EXERCISE
Can you set down, exactly as they appear below, the lines from the opening of the material through the one bearing "const blackF = [1.756, 1.704, 1.625, 1.546, 1.466, 1.383];", minus the pictures?

COLLECTED MATERIAL
────────

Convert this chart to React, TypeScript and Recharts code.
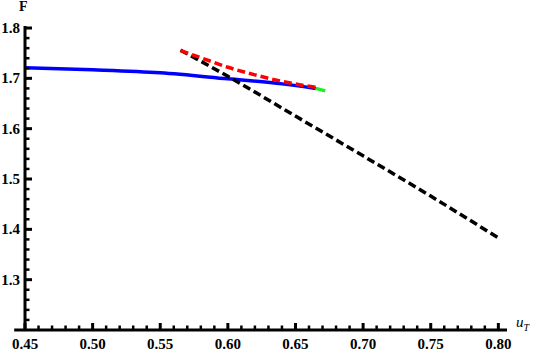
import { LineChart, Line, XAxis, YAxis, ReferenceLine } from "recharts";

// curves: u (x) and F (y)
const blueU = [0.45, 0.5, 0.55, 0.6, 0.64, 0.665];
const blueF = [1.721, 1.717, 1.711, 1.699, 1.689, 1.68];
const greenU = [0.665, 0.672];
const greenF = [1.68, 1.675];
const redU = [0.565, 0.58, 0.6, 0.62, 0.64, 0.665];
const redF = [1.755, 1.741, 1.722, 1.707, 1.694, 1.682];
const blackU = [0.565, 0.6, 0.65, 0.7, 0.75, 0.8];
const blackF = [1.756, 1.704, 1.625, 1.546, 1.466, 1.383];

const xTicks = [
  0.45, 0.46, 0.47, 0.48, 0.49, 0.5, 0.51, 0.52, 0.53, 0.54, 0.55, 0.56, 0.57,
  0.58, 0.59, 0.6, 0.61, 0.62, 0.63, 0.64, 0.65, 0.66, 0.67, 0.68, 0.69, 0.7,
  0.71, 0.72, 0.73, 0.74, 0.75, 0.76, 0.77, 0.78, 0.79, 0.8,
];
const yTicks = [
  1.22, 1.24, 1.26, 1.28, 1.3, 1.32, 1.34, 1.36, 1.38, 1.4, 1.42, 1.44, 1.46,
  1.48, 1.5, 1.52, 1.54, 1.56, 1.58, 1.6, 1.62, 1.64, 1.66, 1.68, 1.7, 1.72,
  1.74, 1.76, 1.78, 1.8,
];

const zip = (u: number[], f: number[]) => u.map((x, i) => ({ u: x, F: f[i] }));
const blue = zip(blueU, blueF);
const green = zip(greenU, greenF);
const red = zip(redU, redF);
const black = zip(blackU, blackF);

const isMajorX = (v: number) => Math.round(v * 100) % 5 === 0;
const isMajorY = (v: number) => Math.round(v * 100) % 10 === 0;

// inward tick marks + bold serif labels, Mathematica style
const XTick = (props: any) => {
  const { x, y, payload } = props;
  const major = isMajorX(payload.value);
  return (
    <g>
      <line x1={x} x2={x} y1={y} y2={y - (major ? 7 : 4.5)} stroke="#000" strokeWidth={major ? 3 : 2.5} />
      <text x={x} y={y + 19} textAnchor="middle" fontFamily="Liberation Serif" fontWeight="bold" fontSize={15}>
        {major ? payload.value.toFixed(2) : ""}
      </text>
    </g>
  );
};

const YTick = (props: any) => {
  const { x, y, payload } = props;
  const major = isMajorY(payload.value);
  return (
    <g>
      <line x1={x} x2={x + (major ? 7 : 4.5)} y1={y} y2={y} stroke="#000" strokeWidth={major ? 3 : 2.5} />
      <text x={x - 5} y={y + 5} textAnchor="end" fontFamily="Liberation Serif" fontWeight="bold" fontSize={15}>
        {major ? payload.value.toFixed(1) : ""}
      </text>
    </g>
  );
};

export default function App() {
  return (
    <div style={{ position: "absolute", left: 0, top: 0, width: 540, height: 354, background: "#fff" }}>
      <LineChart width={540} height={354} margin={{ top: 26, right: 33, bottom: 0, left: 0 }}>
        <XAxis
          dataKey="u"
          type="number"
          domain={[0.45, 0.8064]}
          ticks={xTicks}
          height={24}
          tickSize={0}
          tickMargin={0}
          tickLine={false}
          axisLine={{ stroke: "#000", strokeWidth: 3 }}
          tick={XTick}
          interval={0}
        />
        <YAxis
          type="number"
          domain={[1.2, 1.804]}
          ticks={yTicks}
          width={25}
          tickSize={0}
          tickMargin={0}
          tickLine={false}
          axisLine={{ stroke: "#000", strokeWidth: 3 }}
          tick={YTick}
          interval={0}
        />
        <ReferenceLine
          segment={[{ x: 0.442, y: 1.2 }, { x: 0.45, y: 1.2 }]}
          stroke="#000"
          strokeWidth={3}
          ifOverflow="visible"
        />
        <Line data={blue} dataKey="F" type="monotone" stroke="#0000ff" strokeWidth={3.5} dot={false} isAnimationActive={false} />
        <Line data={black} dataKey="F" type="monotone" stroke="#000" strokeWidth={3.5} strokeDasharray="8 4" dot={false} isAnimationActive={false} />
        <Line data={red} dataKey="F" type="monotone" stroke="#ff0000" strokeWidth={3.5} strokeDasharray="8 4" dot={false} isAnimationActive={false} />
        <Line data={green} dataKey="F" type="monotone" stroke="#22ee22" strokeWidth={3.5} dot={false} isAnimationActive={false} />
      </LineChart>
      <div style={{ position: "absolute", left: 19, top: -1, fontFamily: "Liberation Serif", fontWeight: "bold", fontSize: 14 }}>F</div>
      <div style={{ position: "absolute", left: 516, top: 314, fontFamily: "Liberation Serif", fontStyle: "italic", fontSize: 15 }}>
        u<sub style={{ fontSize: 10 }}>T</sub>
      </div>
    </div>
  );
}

────────

FINISHED ANSWER
Convert this chart to React, TypeScript and Recharts code.
import { LineChart, Line, XAxis, YAxis, ReferenceLine } from "recharts";

// curves: u (x) and F (y)
const blueU = [0.45, 0.5, 0.55, 0.6, 0.64, 0.665];
const blueF = [1.721, 1.717, 1.711, 1.699, 1.689, 1.68];
const greenU = [0.665, 0.672];
const greenF = [1.68, 1.675];
const redU = [0.565, 0.58, 0.6, 0.62, 0.64, 0.665];
const redF = [1.755, 1.741, 1.722, 1.707, 1.694, 1.682];
const blackU = [0.565, 0.6, 0.65, 0.7, 0.75, 0.8];
const blackF = [1.756, 1.704, 1.625, 1.546, 1.466, 1.383];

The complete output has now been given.